In our experimental evaluation, the classifiers were learned only with data of Aedes aegypti (target class). More specifically, we have considered the data from the first 48 h of the data collection, which represents 347 examples. To test the classifiers, we consider the remaining 557 examples from the class Aedes aegypti that was not used to train the classifiers and the 4,421 examples from the other four species of insects, totalizing 4,978 test examples.

Due to the imbalanced proportion of examples of target class compared to the non-target, a classifier that predicts the non-target class for all test examples achieves an accuracy around 90%. For this reason, we evaluate our results by the analysis of different performance measures, as Precision, Recall, F1-Score. Thus, given the rates of true positive (TP), true negative (TN), false positive (FP), and false negative (FN) observed in a confusion matrix builded from the errors of a classifier, these measures are defined as follow:

\(Precision = \frac{TP}{TP+FP}\),    \(Recall = \frac{TP}{TP+FN}\),    \(F1-Score = \frac{2\times (Precision \times Recall)}{Precision+Recall}\)

In addition, we also consider the measure Area Under Curve (AUC). This measure is related to the observed area on the Receiver Operating Characteristic curve (ROC curve). The ROC curve is a two-dimensional graphical representation which corresponds to false positive rate on the horizontal axis and the true positive rate on the vertical axis. Thus, in an ideal scenario, is expected a minimum value of false positives and a maximum value of true positives, which consequently leads to a value for AUC = 1.

The general results of the algorithms considering the five performance measures discussed are shown in Table 2. For each measure, the best result is highlighted. In this table, we also show the results achieved by a baseline which corresponds to a classifier that predicts the target class for all test examples.

Table 2. Results of one-class classifiers.

We can see in Table 2 that the algorithm parzendd showed the best results for the measures Recall and AUC. On the other hand, the algorithm svdd showed the best results for the measures F1-Score and Accuracy. To better compare the results, the ROC curves achieved by the algorithms are shown in Fig. 3.

Fig. 3.
figure 3

The ROC curves of the OCC algorithms evaluated.

From the results showed in Table 2 and Fig. 3, we can note that both parzendd and svdd are very competitive, but the svdd showed results better balanced in terms of false positive and true positive rates. Although the parzend algorithm correctly identifies a higher number of Aedes aegypti mosquitoes, it also incorrectly identifies a higher number of insects from other species as Aedes. In Table 3 we shown more details about the errors of both algorithms.

Table 3. Confusion matrices showed by the algorithms parzendd and svdd.

5 Conclusion

In this paper, we showed an evaluation of one-class classifiers for the recognition of Aedes aegypti mosquitoes by optical sensors.

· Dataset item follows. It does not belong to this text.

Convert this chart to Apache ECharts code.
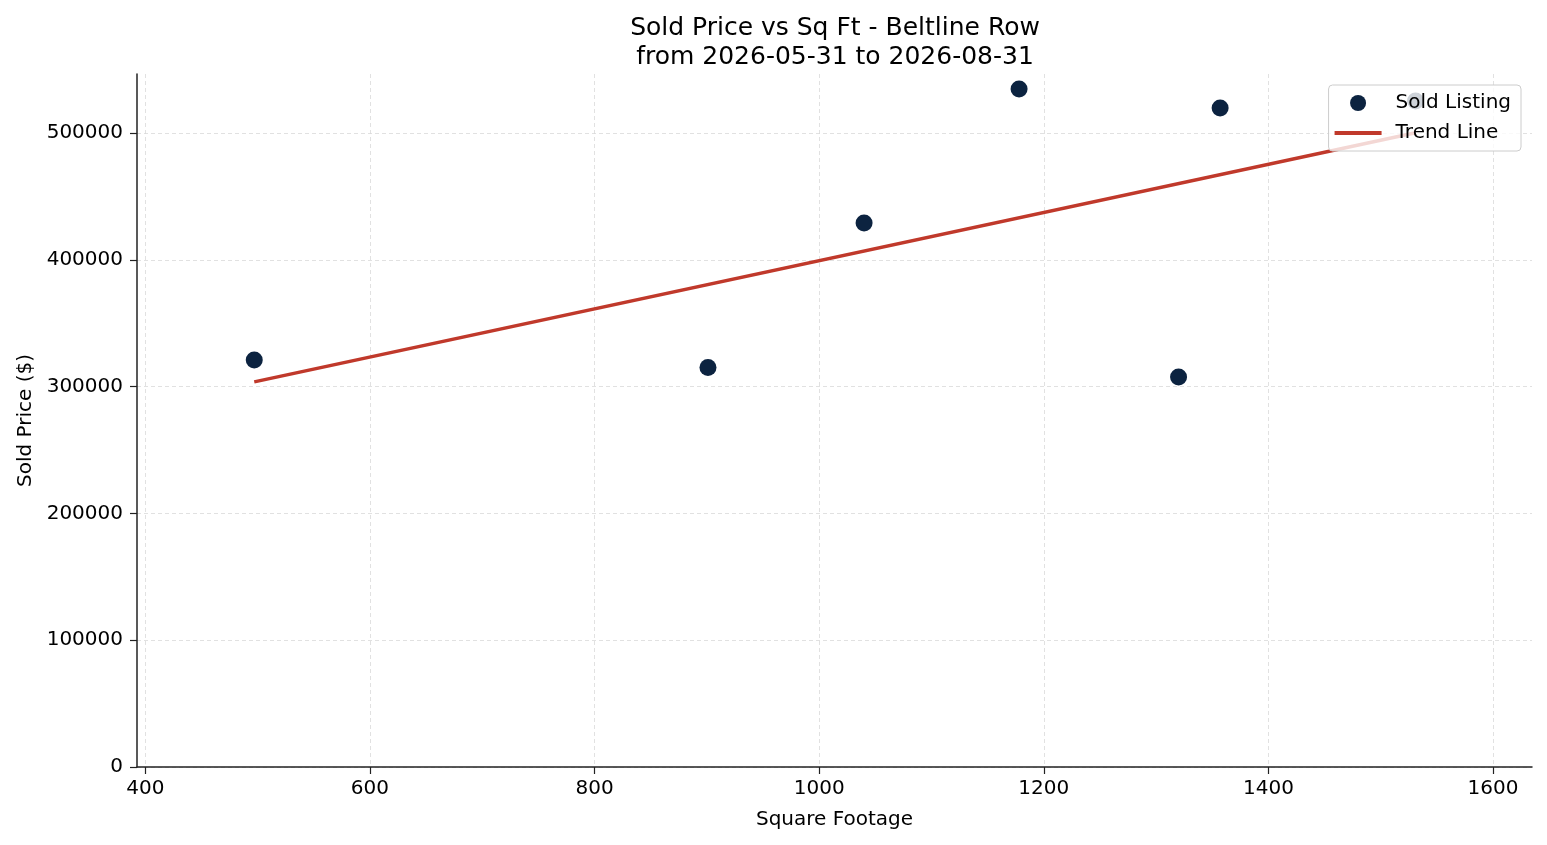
<!DOCTYPE html>
<html>
<head>
<meta charset="utf-8">
<script src="https://cdn.jsdelivr.net/npm/echarts@6/dist/echarts.min.js"></script>
<style>
  html, body { margin: 0; padding: 0; background: #fff; }
  #chart { width: 1547px; height: 845px; }
</style>
</head>
<body>
<div id="chart"></div>
<script>
// sold listings
const sqft = [497, 901, 1040, 1178, 1320, 1357, 1531]
const soldPrice = [321000, 315000, 429000, 534700, 307600, 519700, 525200]

// trend line end points
const trendX = [497, 1531]
const trendY = [303700, 500200]

const xTicks = [400, 600, 800, 1000, 1200, 1400, 1600]
const yTicks = [0, 100000, 200000, 300000, 400000, 500000]

const font = 'DejaVu Sans'
const chart = echarts.init(document.getElementById('chart'))

const gridLine = { show: true, lineStyle: { color: '#d9d9d9', type: [4, 3], width: 0.8 } }
const plain = v => String(v)

const option = {
  animation: false,
  textStyle: { fontFamily: font },
  title: {
    text: 'Sold Price vs Sq Ft - Beltline Row\nfrom 2026-05-31 to 2026-08-31',
    left: 830,
    top: 9,
    textAlign: 'center',
    textStyle: { fontFamily: font, fontSize: 25, fontWeight: 'normal', color: '#000', lineHeight: 29 }
  },
  legend: {
    orient: 'vertical',
    right: 26,
    top: 85,
    padding: [8, 10, 8, 6],
    itemGap: 10,
    itemWidth: 47,
    itemHeight: 16,
    backgroundColor: 'rgba(255,255,255,0.8)',
    borderColor: '#cccccc',
    borderWidth: 1,
    borderRadius: 4,
    textStyle: { fontFamily: font, fontSize: 20, color: '#000', padding: [0, 0, 0, 9] },
    data: [
      { name: 'Sold Listing', icon: 'circle' },
      { name: 'Trend Line', icon: 'path://M0,0L47,0L47,4L0,4Z' }
    ]
  },
  grid: { left: 137, right: 15, top: 74, bottom: 78, containLabel: false },
  xAxis: {
    type: 'value',
    min: 392.6,
    max: 1634.7,
    name: 'Square Footage',
    nameLocation: 'middle',
    nameGap: 43,
    nameTextStyle: { fontFamily: font, fontSize: 20, color: '#000' },
    axisLine: { show: true, onZero: false, lineStyle: { color: '#222', width: 1.5 } },
    axisTick: { show: true, length: 7, customValues: xTicks, lineStyle: { color: '#222', width: 1.2 } },
    axisLabel: { customValues: xTicks, formatter: plain, fontFamily: font, fontSize: 20, color: '#000', margin: 12 },
    splitLine: gridLine
  },
  yAxis: {
    type: 'value',
    min: 0,
    max: 546500,
    name: 'Sold Price ($)',
    nameLocation: 'middle',
    nameGap: 101,
    nameTextStyle: { fontFamily: font, fontSize: 20, color: '#000' },
    axisLine: { show: true, onZero: false, lineStyle: { color: '#222', width: 1.5 } },
    axisTick: { show: true, length: 7, customValues: yTicks, lineStyle: { color: '#222', width: 1.2 } },
    axisLabel: { customValues: yTicks, formatter: plain, fontFamily: font, fontSize: 20, color: '#000', margin: 14 },
    splitLine: gridLine
  },
  series: [
    {
      name: 'Sold Listing',
      type: 'scatter',
      symbolSize: 17,
      itemStyle: { color: '#0c2340', opacity: 1 },
      data: sqft.map((x, i) => [x, soldPrice[i]]),
      z: 3
    },
    {
      name: 'Trend Line',
      type: 'line',
      symbol: 'none',
      lineStyle: { color: '#c0392b', width: 3.5 },
      itemStyle: { color: '#c0392b' },
      data: trendX.map((x, i) => [x, trendY[i]]),
      z: 2
    }
  ]
}

chart.setOption(option)
</script>
</body>
</html>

Aedes aegypti is one of the most important vector of arboviruses as yellow fever, chikungunya, zika, and dengue. Thus, the recognition task is essential to support the efficient use of traditional methods to reduce the mosquitoes population, given the spatio-temporal informations provided by the sensors. From the results, we conclude that even with a reduced number of target examples for training the classifiers (347 examples) and the absence of non-target examples, we can learn accurate classifiers. Among the evaluated algorithms, svdd and parzendd showed the best results, with AUC = 0.85 and AUC = 0.87, respectively. In future works, we want to explore the combination of different OCC algorithms and feature sets, and in conditions with concept drifts and extreme latency to update the classification model [18, 19].